The point of Dragonslayer, a new documentary by Tristan Patterson seems non-existent. We are introduced to the world of Josh “Skreech” Sandoval – a professional skateboarder living in Southern California. Early in the film, it’s clear we aren’t following an interesting subject. If requisite knowledge is required of Sandoval and his significance in the world of punk and skate culture, then I’m not the right audience member for this film. But there are several other films I’ve seen at SXSW that also deal with closed cultures such as Punk that provide their more square audience members with an entrance. Dragonslayer is so wrapped in its own world it never gives us an entrance point.
What hurts is the film’s structure: 10 acts, episodes that don’t add up to very much. In the second portion, we’re in Sweden, but why? Incomprehensibly it shows Skreech being a father (luckily, he’s unfit for full-time custody) and falls in love with an equally aimless woman. They fight, they talk about the stupid things people on dates talk about, often under the influence of a great deal of marijuana and booze. And then they go about their lives, skating and hitting the bong.
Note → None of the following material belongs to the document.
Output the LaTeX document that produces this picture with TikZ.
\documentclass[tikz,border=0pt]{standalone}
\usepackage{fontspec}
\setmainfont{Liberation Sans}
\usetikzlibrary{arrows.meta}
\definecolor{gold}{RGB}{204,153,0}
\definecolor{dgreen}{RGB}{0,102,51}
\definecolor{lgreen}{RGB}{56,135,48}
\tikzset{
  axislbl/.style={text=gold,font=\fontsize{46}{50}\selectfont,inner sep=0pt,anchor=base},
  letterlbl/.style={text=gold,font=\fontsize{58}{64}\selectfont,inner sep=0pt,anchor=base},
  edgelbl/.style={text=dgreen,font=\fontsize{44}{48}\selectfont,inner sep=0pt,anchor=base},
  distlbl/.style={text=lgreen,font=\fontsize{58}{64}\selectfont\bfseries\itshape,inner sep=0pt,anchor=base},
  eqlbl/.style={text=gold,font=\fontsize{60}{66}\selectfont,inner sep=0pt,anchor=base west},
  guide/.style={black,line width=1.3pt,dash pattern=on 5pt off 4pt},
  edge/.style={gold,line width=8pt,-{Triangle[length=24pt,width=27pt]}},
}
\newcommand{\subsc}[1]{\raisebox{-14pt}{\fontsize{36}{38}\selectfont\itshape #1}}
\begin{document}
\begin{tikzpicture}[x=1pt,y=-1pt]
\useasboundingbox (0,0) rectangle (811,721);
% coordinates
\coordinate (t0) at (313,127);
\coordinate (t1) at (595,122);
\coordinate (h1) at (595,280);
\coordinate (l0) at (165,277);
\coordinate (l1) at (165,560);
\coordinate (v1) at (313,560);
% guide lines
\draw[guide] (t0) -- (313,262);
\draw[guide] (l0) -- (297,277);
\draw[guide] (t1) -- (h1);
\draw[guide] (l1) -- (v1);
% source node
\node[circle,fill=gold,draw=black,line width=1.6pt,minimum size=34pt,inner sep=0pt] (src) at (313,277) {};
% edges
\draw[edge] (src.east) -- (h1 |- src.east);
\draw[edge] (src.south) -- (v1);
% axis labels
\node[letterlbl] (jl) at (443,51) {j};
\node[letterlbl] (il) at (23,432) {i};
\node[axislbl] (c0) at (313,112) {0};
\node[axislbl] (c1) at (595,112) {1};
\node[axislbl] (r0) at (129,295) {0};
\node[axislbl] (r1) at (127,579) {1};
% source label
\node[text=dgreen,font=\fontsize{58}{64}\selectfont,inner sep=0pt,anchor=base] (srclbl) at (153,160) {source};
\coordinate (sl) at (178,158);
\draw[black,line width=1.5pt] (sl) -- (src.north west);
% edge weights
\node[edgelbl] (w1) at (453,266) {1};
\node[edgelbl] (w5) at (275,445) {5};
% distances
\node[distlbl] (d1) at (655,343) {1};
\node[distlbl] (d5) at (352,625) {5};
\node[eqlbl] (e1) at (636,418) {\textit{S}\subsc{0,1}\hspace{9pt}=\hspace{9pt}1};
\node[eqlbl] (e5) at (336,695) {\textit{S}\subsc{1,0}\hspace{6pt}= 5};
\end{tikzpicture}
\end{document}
Perhaps years of distance will make Dragonslayer a fascinating relic of a specific time and place: it preserves the spirit of this lost kid who should have real world responsibilities – after all, he is a father. The film takes virtually no point of view about Skreech, achieving an intimacy that once we arrive to, we don’t care. There’s not very much likable about Skreech, nor is the film a document of a train wreck, so much as one waiting to happen when he accidentally kills someone while driving drunk. An excellent documentary can be made (and have been made) about destructive lifestyles; this one is as incompetent as its subject, a pot-smoking moron with a child, new girlfriend, and a flip camera.